* **Dataset excerpt**
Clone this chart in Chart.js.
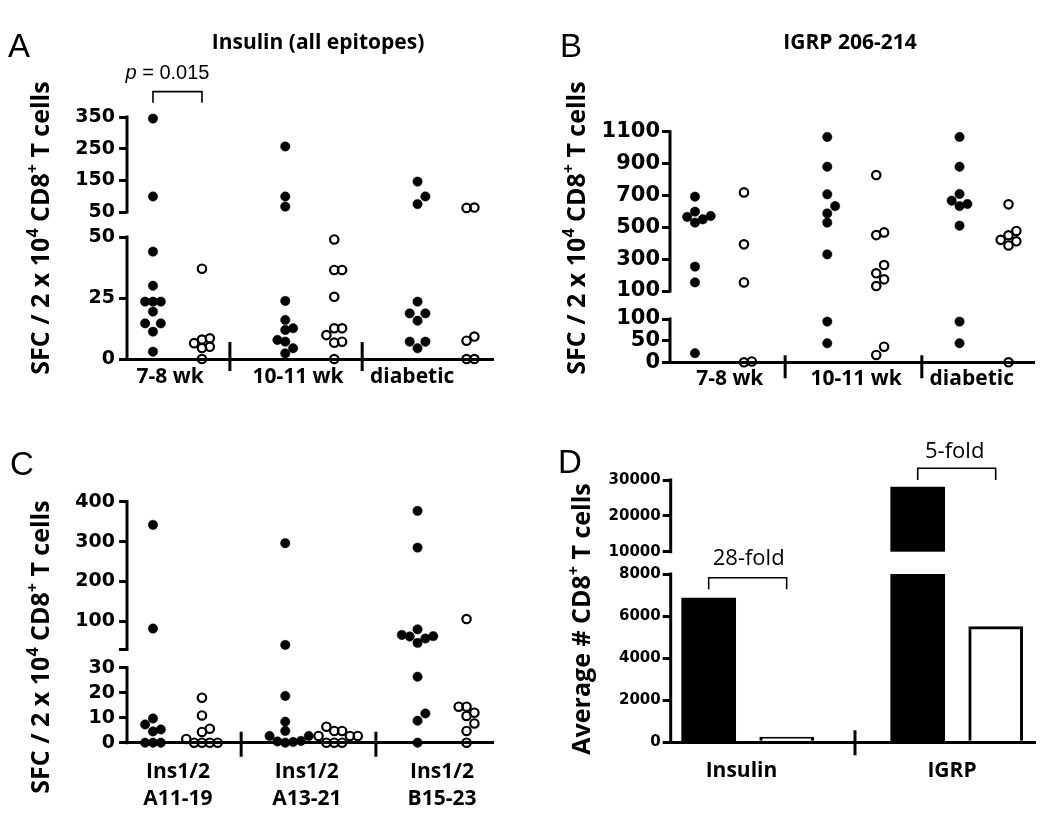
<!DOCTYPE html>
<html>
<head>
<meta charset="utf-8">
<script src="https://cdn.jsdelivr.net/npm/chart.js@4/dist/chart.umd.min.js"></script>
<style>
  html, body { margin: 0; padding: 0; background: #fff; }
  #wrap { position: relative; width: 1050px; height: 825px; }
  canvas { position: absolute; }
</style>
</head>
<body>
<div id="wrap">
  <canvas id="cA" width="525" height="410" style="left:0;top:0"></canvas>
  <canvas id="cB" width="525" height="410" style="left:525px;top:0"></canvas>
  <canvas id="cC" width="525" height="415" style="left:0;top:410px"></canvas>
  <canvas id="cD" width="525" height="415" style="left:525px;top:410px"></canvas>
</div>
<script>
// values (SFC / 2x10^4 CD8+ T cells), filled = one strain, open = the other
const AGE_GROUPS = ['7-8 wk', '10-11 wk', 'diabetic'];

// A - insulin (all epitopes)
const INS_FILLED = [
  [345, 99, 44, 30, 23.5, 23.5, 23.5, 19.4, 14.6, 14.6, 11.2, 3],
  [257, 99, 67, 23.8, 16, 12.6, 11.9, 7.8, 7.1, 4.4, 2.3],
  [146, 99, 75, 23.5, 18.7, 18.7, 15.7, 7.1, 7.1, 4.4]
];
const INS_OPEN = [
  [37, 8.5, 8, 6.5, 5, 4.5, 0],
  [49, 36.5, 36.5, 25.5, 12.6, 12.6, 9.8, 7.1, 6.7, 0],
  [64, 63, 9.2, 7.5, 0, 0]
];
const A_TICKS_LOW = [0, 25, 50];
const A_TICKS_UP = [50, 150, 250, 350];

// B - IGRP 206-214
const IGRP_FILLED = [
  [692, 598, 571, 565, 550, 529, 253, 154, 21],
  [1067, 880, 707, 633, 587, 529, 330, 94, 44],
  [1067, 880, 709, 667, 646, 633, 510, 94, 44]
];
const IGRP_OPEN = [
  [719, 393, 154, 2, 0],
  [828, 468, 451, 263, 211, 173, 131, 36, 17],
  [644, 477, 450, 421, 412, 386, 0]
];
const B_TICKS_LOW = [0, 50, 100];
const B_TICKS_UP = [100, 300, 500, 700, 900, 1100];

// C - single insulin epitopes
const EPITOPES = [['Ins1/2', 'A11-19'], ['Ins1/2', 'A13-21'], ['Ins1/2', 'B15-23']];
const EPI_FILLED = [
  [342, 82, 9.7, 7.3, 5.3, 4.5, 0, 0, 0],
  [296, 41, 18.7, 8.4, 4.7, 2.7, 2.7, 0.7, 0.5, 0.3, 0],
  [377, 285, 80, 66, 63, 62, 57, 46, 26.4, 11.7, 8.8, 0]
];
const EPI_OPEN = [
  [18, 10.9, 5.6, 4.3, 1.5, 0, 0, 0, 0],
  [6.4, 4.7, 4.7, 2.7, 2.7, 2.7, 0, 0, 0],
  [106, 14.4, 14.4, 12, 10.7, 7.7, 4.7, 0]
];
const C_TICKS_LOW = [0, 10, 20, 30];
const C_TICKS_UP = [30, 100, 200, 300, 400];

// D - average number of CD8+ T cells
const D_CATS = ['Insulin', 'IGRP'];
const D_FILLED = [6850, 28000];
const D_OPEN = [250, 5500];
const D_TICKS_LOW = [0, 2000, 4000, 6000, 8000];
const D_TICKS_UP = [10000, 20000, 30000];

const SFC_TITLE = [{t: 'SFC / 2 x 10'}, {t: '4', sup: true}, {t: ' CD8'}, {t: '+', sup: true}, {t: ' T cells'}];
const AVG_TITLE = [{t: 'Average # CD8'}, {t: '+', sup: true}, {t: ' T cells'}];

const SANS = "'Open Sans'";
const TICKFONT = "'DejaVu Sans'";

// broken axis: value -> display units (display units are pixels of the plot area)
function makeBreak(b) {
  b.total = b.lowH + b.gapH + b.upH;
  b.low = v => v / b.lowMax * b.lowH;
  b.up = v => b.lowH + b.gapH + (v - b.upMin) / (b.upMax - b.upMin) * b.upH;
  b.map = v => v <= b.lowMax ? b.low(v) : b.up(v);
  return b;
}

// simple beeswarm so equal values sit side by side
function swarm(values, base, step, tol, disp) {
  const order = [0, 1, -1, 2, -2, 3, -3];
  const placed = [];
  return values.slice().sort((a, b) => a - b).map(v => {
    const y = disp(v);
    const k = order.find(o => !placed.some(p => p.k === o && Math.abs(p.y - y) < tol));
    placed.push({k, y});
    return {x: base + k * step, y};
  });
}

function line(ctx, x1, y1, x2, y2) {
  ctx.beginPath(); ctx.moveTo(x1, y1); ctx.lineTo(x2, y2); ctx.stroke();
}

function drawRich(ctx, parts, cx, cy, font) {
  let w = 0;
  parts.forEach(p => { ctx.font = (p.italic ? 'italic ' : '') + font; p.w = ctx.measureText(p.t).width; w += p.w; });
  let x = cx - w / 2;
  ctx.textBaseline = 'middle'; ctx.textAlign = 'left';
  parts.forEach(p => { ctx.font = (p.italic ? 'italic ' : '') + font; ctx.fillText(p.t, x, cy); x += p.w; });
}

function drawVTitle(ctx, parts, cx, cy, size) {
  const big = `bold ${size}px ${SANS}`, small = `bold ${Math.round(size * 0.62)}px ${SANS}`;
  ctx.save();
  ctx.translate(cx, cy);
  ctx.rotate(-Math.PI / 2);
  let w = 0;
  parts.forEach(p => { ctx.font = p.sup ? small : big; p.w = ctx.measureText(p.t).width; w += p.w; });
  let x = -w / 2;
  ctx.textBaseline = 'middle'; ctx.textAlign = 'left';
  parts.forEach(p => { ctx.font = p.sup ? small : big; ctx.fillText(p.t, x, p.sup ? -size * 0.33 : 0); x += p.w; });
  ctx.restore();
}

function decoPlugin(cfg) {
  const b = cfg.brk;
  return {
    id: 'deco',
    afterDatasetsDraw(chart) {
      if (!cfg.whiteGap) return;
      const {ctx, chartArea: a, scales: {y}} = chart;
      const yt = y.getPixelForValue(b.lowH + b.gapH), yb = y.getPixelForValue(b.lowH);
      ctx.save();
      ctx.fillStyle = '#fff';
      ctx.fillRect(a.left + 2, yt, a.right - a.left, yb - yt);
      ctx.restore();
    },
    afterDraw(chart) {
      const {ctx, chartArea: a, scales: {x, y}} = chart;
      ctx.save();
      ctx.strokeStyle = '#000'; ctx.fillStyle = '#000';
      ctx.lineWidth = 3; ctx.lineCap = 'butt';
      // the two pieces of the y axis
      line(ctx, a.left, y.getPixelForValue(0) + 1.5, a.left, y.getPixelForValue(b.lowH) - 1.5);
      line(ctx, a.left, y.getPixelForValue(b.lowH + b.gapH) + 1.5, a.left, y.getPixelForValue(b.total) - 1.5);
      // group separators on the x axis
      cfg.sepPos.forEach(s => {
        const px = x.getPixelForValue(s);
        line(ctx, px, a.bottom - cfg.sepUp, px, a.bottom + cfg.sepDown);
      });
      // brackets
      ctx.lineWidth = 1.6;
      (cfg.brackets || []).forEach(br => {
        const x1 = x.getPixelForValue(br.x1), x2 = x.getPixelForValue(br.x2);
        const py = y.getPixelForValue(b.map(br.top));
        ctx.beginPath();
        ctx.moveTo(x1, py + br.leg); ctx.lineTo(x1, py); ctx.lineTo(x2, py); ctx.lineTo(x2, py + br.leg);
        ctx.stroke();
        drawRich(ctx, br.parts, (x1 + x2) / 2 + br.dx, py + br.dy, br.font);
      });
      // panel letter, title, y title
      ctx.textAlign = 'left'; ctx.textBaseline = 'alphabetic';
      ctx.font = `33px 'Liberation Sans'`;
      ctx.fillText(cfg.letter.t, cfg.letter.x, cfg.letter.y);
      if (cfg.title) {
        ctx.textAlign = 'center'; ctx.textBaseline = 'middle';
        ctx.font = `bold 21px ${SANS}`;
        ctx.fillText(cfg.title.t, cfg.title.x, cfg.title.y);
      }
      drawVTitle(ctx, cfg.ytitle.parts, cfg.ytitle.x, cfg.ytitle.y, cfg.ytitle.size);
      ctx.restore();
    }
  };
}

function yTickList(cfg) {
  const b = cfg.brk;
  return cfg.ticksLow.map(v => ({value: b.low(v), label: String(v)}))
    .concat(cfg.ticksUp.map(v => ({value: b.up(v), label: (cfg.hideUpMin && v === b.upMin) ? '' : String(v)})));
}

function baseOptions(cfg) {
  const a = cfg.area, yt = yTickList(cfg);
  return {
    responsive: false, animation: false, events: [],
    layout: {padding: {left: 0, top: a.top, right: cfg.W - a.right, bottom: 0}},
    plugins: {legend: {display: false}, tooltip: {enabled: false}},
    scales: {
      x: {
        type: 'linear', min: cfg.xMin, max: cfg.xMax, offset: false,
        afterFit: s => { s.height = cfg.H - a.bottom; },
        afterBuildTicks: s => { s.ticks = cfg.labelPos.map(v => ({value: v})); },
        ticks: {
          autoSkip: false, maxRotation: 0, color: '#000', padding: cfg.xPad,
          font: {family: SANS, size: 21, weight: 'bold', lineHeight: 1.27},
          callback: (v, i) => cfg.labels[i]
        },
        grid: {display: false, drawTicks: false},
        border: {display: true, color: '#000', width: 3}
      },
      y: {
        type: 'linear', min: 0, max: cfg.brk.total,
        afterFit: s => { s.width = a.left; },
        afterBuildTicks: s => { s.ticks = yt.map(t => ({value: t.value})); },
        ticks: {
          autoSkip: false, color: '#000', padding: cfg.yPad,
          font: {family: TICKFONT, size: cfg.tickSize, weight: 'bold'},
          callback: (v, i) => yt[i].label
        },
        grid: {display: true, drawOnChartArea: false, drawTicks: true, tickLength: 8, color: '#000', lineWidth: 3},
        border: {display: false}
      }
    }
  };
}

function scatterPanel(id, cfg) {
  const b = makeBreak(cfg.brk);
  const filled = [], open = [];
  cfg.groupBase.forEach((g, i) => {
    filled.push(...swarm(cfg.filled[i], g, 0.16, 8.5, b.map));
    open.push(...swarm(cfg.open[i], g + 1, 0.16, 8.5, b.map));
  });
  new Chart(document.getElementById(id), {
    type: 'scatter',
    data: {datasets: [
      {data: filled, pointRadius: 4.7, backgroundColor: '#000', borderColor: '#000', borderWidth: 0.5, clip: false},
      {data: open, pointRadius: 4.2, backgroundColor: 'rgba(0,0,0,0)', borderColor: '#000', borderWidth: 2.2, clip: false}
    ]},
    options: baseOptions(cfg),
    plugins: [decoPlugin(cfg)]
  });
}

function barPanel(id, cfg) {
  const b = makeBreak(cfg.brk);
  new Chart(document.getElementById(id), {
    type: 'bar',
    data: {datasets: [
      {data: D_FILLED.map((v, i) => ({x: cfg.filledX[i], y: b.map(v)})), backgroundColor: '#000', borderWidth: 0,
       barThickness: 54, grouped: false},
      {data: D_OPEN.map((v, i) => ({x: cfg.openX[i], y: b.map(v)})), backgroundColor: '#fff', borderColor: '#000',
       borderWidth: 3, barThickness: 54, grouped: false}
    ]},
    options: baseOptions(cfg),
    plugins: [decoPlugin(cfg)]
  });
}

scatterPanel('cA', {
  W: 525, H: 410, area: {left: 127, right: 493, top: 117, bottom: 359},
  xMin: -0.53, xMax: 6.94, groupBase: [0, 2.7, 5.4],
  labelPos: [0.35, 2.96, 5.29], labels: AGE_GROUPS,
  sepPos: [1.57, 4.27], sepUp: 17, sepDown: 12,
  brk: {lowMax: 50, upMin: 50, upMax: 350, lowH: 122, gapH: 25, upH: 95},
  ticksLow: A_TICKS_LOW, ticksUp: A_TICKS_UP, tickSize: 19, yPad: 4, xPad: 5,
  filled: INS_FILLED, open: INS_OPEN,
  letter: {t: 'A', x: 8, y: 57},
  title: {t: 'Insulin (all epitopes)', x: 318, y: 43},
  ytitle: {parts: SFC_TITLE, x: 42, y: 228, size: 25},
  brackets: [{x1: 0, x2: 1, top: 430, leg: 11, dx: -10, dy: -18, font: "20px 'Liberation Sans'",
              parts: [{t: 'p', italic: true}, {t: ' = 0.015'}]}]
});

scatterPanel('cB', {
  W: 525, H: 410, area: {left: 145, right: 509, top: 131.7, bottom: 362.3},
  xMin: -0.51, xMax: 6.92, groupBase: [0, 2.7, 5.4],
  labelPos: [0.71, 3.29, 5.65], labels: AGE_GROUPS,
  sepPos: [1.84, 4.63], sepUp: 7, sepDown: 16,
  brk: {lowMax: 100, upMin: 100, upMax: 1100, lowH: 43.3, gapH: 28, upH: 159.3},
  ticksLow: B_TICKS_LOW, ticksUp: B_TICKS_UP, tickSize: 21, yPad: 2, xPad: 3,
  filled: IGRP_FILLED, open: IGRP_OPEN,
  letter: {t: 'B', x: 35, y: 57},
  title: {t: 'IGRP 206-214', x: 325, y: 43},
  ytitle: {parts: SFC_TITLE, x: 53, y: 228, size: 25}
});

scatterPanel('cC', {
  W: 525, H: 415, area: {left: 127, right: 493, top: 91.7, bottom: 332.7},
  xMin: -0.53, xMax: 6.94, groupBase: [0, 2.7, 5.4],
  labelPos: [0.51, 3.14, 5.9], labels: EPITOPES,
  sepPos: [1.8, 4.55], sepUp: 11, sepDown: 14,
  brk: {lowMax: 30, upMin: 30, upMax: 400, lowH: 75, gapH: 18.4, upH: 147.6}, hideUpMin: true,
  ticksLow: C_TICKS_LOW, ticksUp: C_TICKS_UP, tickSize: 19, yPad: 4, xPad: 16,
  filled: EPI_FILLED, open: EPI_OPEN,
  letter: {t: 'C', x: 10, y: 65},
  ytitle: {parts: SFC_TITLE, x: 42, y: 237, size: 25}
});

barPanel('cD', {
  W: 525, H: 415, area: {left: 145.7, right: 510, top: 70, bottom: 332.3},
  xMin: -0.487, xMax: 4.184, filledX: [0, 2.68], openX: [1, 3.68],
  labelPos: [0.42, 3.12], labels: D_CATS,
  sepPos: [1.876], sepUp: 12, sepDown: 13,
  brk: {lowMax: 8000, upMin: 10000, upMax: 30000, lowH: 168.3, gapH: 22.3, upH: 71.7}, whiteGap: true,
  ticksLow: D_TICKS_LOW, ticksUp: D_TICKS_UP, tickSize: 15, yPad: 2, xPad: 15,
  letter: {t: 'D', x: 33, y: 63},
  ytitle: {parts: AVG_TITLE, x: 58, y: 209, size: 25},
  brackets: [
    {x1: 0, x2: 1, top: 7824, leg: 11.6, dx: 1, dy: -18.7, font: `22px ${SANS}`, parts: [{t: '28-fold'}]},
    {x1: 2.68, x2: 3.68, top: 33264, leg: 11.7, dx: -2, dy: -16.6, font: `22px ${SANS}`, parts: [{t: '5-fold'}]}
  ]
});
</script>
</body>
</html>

* **What you have to do**
Starting at the first line of the material, output exactly the lines up to and including the one with "const AGE_GROUPS = ['7-8". Do not include the pictures.

* **Finished task**
Clone this chart in Chart.js.
<!DOCTYPE html>
<html>
<head>
<meta charset="utf-8">
<script src="https://cdn.jsdelivr.net/npm/chart.js@4/dist/chart.umd.min.js"></script>
<style>
  html, body { margin: 0; padding: 0; background: #fff; }
  #wrap { position: relative; width: 1050px; height: 825px; }
  canvas { position: absolute; }
</style>
</head>
<body>
<div id="wrap">
  <canvas id="cA" width="525" height="410" style="left:0;top:0"></canvas>
  <canvas id="cB" width="525" height="410" style="left:525px;top:0"></canvas>
  <canvas id="cC" width="525" height="415" style="left:0;top:410px"></canvas>
  <canvas id="cD" width="525" height="415" style="left:525px;top:410px"></canvas>
</div>
<script>
// values (SFC / 2x10^4 CD8+ T cells), filled = one strain, open = the other
const AGE_GROUPS = ['7-8 wk', '10-11 wk', 'diabetic'];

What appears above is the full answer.